Implementation of Forecastable Component Analysis (ForeCA)

Description

Forecastable Component Analysis (ForeCA) is a novel dimension reduction technique for multivariate time series \mathbf{X}_t. ForeCA finds a linar combination y_t = \mathbf{X}_t \mathbf{v} that is easy to forecast. The measure of forecastability \Omega(y_t) (Omega) is based on the entropy of the spectral density f_y(\lambda) of y_t: higher entropy means less forecastable, lower entropy is more forecastable.

The main function foreca runs ForeCA on a multivariate time series \mathbf{X}_t.

Consult NEWS.md for a history of release notes.

Author(s)

Author and maintainer: Georg M. Goerg <im@gmge.org>

References

Goerg, G. M. (2013). “Forecastable Component Analysis”. Journal of Machine Learning Research (JMLR) W&CP 28 (2): 64-72, 2013. Available at http://jmlr.org/proceedings/papers/v28/goerg13.html.

Examples

XX <- ts(diff(log(EuStockMarkets)))
Omega(XX)

plot(log10(lynx))
Omega(log10(lynx))

## Not run: 
ff <- foreca(XX, n.comp = 4)
ff
plot(ff)
summary(ff)

## End(Not run)

Estimate forecastability of a time series

Description

An estimator for the forecastability \Omega(x_t) of a univariate time series x_t. Currently it uses a discrete plug-in estimator given the empirical spectrum (periodogram).

Usage

Omega(
  series = NULL,
  spectrum.control = list(),
  entropy.control = list(),
  mvspectrum.output = NULL
)

Arguments

Details

The forecastability of a stationary process x_t is defined as (see References)

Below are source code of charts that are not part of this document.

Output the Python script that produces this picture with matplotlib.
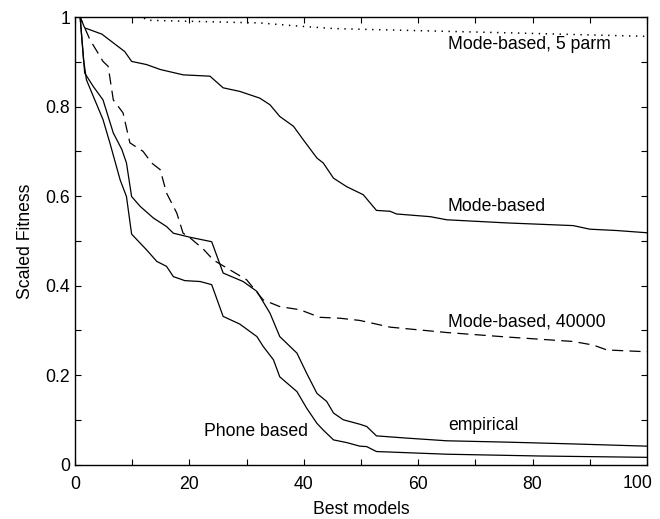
import matplotlib
matplotlib.use("Agg")
import matplotlib.pyplot as plt
from matplotlib.ticker import MultipleLocator, FormatStrFormatter, FuncFormatter

plt.rcParams['font.family'] = ['Liberation Sans', 'DejaVu Sans']
plt.rcParams['lines.scale_dashes'] = False

# Mode-based (solid, top)
mode_x = [0, 0.9, 1.7, 4.7, 8.7, 9.9, 12.5, 14.9, 18.9, 23.6, 25.9, 28.8, 32.3, 34.1, 35.8,
          38.2, 39.9, 42.3, 43.4, 45.2, 47.5, 50.4, 52.7, 55.1, 56.2, 62.1, 65, 75.5, 87.1,
          90, 94.7, 100]
mode_y = [1.0, 1.0, 0.976, 0.962, 0.923, 0.901, 0.894, 0.883, 0.871, 0.868, 0.842, 0.834,
          0.819, 0.804, 0.778, 0.756, 0.726, 0.685, 0.674, 0.640, 0.621, 0.603, 0.568, 0.566,
          0.560, 0.554, 0.547, 0.540, 0.534, 0.526, 0.523, 0.518]

# Mode-based, 5 parm (dotted)
m5_x = [0, 11.9, 12.5, 32.3, 39, 44.6, 46.3, 75.5, 100]
m5_y = [1.0, 1.0, 0.993, 0.987, 0.980, 0.975, 0.974, 0.965, 0.957]

# Mode-based, 40000 (dashed)
m4_x = [0, 0.9, 2.6, 4.9, 5.8, 6.7, 8.4, 9.6, 11.9, 13.4, 14.9, 16, 17.8, 18.9, 19.8, 22.4,
        24.2, 27.1, 30, 32.9, 35.8, 39.3, 42.8, 46.3, 49.8, 55.1, 65, 75.5, 87.1, 90.6, 93,
        100]
m4_y = [1.0, 1.0, 0.950, 0.901, 0.890, 0.815, 0.786, 0.719, 0.700, 0.674, 0.659, 0.607,
        0.562, 0.517, 0.510, 0.482, 0.457, 0.435, 0.413, 0.368, 0.353, 0.346, 0.329, 0.327,
        0.322, 0.307, 0.295, 0.285, 0.275, 0.267, 0.256, 0.252]

# empirical (solid)
emp_x = [0, 0.9, 1.7, 3.2, 4.9, 6.7, 8.2, 9.0, 9.9, 11.4, 13.7, 16, 17.2, 20.1, 23.9, 25.9,
         29.4, 31.8, 34.1, 35.8, 38.8, 40.5, 42.3, 44, 45.2, 46.9, 49.8, 51, 52.7, 58, 65,
         75.5, 87.1, 100]
emp_y = [1.0, 1.0, 0.875, 0.845, 0.815, 0.741, 0.704, 0.674, 0.599, 0.577, 0.551, 0.532,
         0.517, 0.508, 0.498, 0.428, 0.409, 0.387, 0.338, 0.286, 0.249, 0.204, 0.159, 0.141,
         0.115, 0.100, 0.090, 0.085, 0.064, 0.059, 0.053, 0.050, 0.046, 0.041]

# Phone based (solid, lowest)
ph_x = [0, 0.9, 1.5, 2, 3.2, 4.9, 6.1, 7.9, 9.0, 9.9, 12.5, 14.3, 16, 17.2, 19.2, 21.9, 23.9,
        25.9, 28.8, 31.8, 32.9, 34.7, 35.8, 38.8, 40.5, 42.3, 43.4, 45.2, 47.5, 49.8, 51,
        52.7, 65, 81.3, 100]
ph_y = [1.0, 1.0, 0.905, 0.860, 0.823, 0.771, 0.719, 0.636, 0.599, 0.515, 0.480, 0.454,
        0.443, 0.420, 0.411, 0.409, 0.402, 0.331, 0.314, 0.286, 0.264, 0.234, 0.196, 0.163,
        0.126, 0.092, 0.077, 0.055, 0.049, 0.041, 0.040, 0.029, 0.023, 0.019, 0.016]

labels = ["Mode-based, 5 parm", "Mode-based", "Mode-based, 40000", "empirical", "Phone based"]
label_x = [65.2, 65.2, 65.2, 65.2, 22.6]
label_y = [0.938, 0.576, 0.319, 0.088, 0.073]

XMAX = 100

fig = plt.figure(figsize=(6.6, 5.19), dpi=100)
ax = fig.add_axes([0.1136, 0.105, 0.8667, 0.862])

lw = 0.9
ax.plot(mode_x, mode_y, color='black', lw=lw)
ax.plot(m5_x, m5_y, color='black', lw=1.1, linestyle=(0, (1.0, 4.0)))
ax.plot(m4_x, m4_y, color='black', lw=lw, linestyle=(0, (8.0, 4.5)))
ax.plot(emp_x, emp_y, color='black', lw=lw)
ax.plot(ph_x, ph_y, color='black', lw=lw)

for t, x, y in zip(labels, label_x, label_y):
    ax.text(x, y, t, fontsize=12.7, ha='left', va='center', color='black')

ax.set_xlim(0, XMAX)
ax.set_ylim(0, 1)
ax.xaxis.set_major_locator(MultipleLocator(20))
ax.xaxis.set_minor_locator(MultipleLocator(10))
ax.yaxis.set_major_locator(MultipleLocator(0.2))
ax.yaxis.set_minor_locator(MultipleLocator(0.1))
ax.yaxis.set_major_formatter(FormatStrFormatter('%g'))
# last x tick label is drawn separately, nudged left to stay inside the figure
ax.xaxis.set_major_formatter(FuncFormatter(lambda v, p: '' if v >= XMAX else '%g' % v))
ax.annotate('%g' % XMAX, xy=(XMAX, 0), xycoords='data', xytext=(-7, -14),
            textcoords='offset points', ha='center', va='center', fontsize=12.7,
            annotation_clip=False)
ax.tick_params(which='both', direction='in', top=True, right=True, length=4, width=0.8,
               labelsize=12.7)
ax.tick_params(axis='x', pad=8)
ax.set_xlabel('Best models', fontsize=12.7, labelpad=6)
ax.set_ylabel('Scaled Fitness', fontsize=12.7, labelpad=8)
for s in ax.spines.values():
    s.set_linewidth(1.0)

fig.savefig('out.png', dpi=100)
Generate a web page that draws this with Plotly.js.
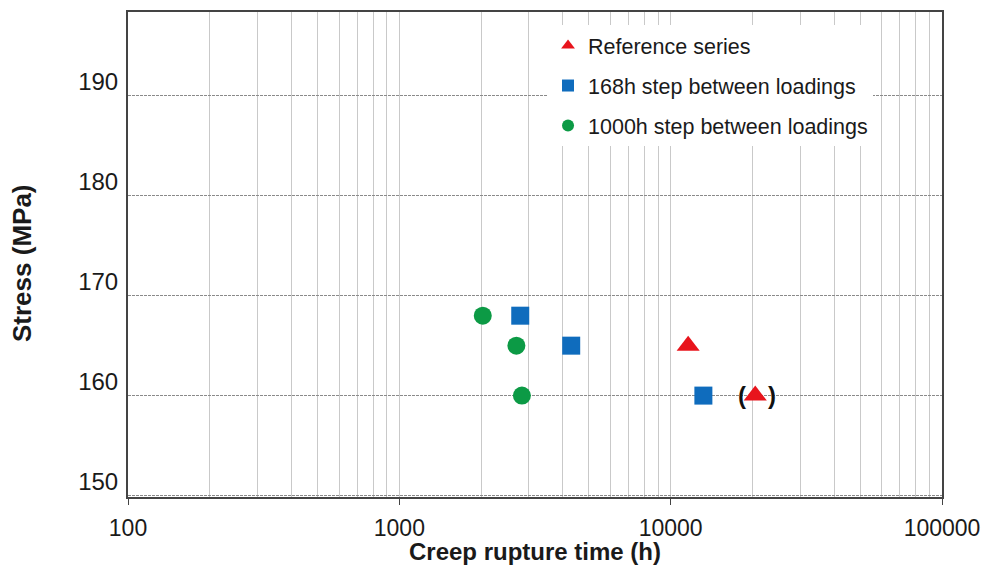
<!DOCTYPE html>
<html>
<head>
<meta charset="utf-8">
<script src="https://cdn.plot.ly/plotly-3.0.1.min.js"></script>
<style>
html,body{margin:0;padding:0;background:#fff;}
#chart{width:984px;height:565px;}
</style>
</head>
<body>
<div id="chart"></div>
<script>
// Data
const seriesNames = ["Reference series", "168h step between loadings", "1000h step between loadings"];
const refTime = [11600, 20500];
const refStress = [165, 160];
const step168Time = [2790, 4300, 13200];
const step168Stress = [168, 165, 160];
const step1000Time = [2030, 2700, 2830];
const step1000Stress = [168, 165, 160];
const xTickVals = [100, 1000, 10000, 100000];
const xTickText = ["100", "1000", "10000", "100000"];
const yTickVals = [150, 160, 170, 180, 190];
const bracketPoint = {x: 20500, y: 160};
const xTitle = "Creep rupture time (h)";
const yTitle = "Stress (MPa)";

const font = "Liberation Sans, Arial, sans-serif";

const traces = [
  {
    x: refTime, y: refStress, name: seriesNames[0], type: "scatter", mode: "markers",
    legendgroup: "a",
    marker: {symbol: "triangle-up", size: 20, color: "#e8141c"}
  },
  {
    x: step168Time, y: step168Stress, name: seriesNames[1], type: "scatter", mode: "markers",
    legendgroup: "b",
    marker: {symbol: "square", size: 18, color: "#0f6cbd"}
  },
  {
    x: step1000Time, y: step1000Stress, name: seriesNames[2], type: "scatter", mode: "markers",
    legendgroup: "c",
    marker: {symbol: "circle", size: 18, color: "#0c9a45"}
  }
];

const layout = {
  width: 984, height: 565,
  margin: {l: 128, r: 42, t: 12, b: 68},
  paper_bgcolor: "#ffffff",
  plot_bgcolor: "#ffffff",
  font: {family: font, size: 22, color: "#1a1a1a"},
  showlegend: true,
  legend: {
    x: 0.516, xanchor: "left", y: 0.973, yanchor: "top",
    bgcolor: "#ffffff", borderwidth: 0,
    font: {family: font, size: 21.5, color: "#1a1a1a"},
    itemsizing: "constant",
    traceorder: "grouped",
    tracegroupgap: 9
  },
  xaxis: {
    type: "log",
    range: [2, 5],
    tickvals: xTickVals, ticktext: xTickText,
    ticks: "outside", ticklen: 6, tickcolor: "#444", tickwidth: 1,
    showline: true, linecolor: "#444", linewidth: 2, mirror: true,
    showgrid: false,
    minor: {showgrid: true, gridcolor: "#c9c9c9", gridwidth: 1, dtick: "D1", ticks: ""},
    tickfont: {family: font, size: 23, color: "#1a1a1a"},
    ticklabelstandoff: 3,
    title: {text: "<b>" + xTitle + "</b>", font: {family: font, size: 24, color: "#1a1a1a"}, standoff: 2},
    zeroline: false
  },
  yaxis: {
    range: [149.85, 198.4],
    tickvals: yTickVals,
    ticks: "",
    showline: true, linecolor: "#444", linewidth: 2, mirror: true,
    showgrid: true, gridcolor: "#8a8a8a", gridwidth: 1, griddash: "3px,1px",
    tickfont: {family: font, size: 24, color: "#1a1a1a"},
    ticklabelshift: -14,
    ticklabelstandoff: 3,
    zeroline: false
  },
  annotations: [
    {xref: "paper", yref: "paper", x: -0.1302, y: 0.4825, text: "<b>" + yTitle + "</b>",
     textangle: -90, showarrow: false, xanchor: "center", yanchor: "middle",
     font: {family: font, size: 26, color: "#1a1a1a"}},
    {x: Math.log10(bracketPoint.x), y: bracketPoint.y, xref: "x", yref: "y", text: "<b>(</b>",
     showarrow: false, xshift: -13, font: {family: font, size: 24, color: "#111"}},
    {x: Math.log10(bracketPoint.x), y: bracketPoint.y, xref: "x", yref: "y", text: "<b>)</b>",
     showarrow: false, xshift: 17, font: {family: font, size: 24, color: "#111"}}
  ]
};

Plotly.newPlot("chart", traces, layout, {displayModeBar: false, staticPlot: true});
</script>
</body>
</html>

\Omega(x_t) = 1 - \frac{ - \int_{-\pi}^{\pi} f_x(\lambda) \log f_x(\lambda) d \lambda }{\log 2 \pi} \in [0, 1]

where f_x(\lambda) is the normalized spectral density of x_t. In particular \int_{-\pi}^{\pi} f_x(\lambda) d\lambda = 1.

For white noise \varepsilon_t forecastability \Omega(\varepsilon_t) = 0; for a sum of sinusoids it equals 100 %. However, empirically it reaches 100\% only if the estimated spectrum has exactly one peak at some \omega_j and \widehat{f}(\omega_k) = 0 for all k\neq j.

In practice, a time series of length T has T Fourier frequencies which represent a discrete probability distribution. Hence entropy of f_x(\lambda) must be normalized by \log T, not by \log 2 \pi.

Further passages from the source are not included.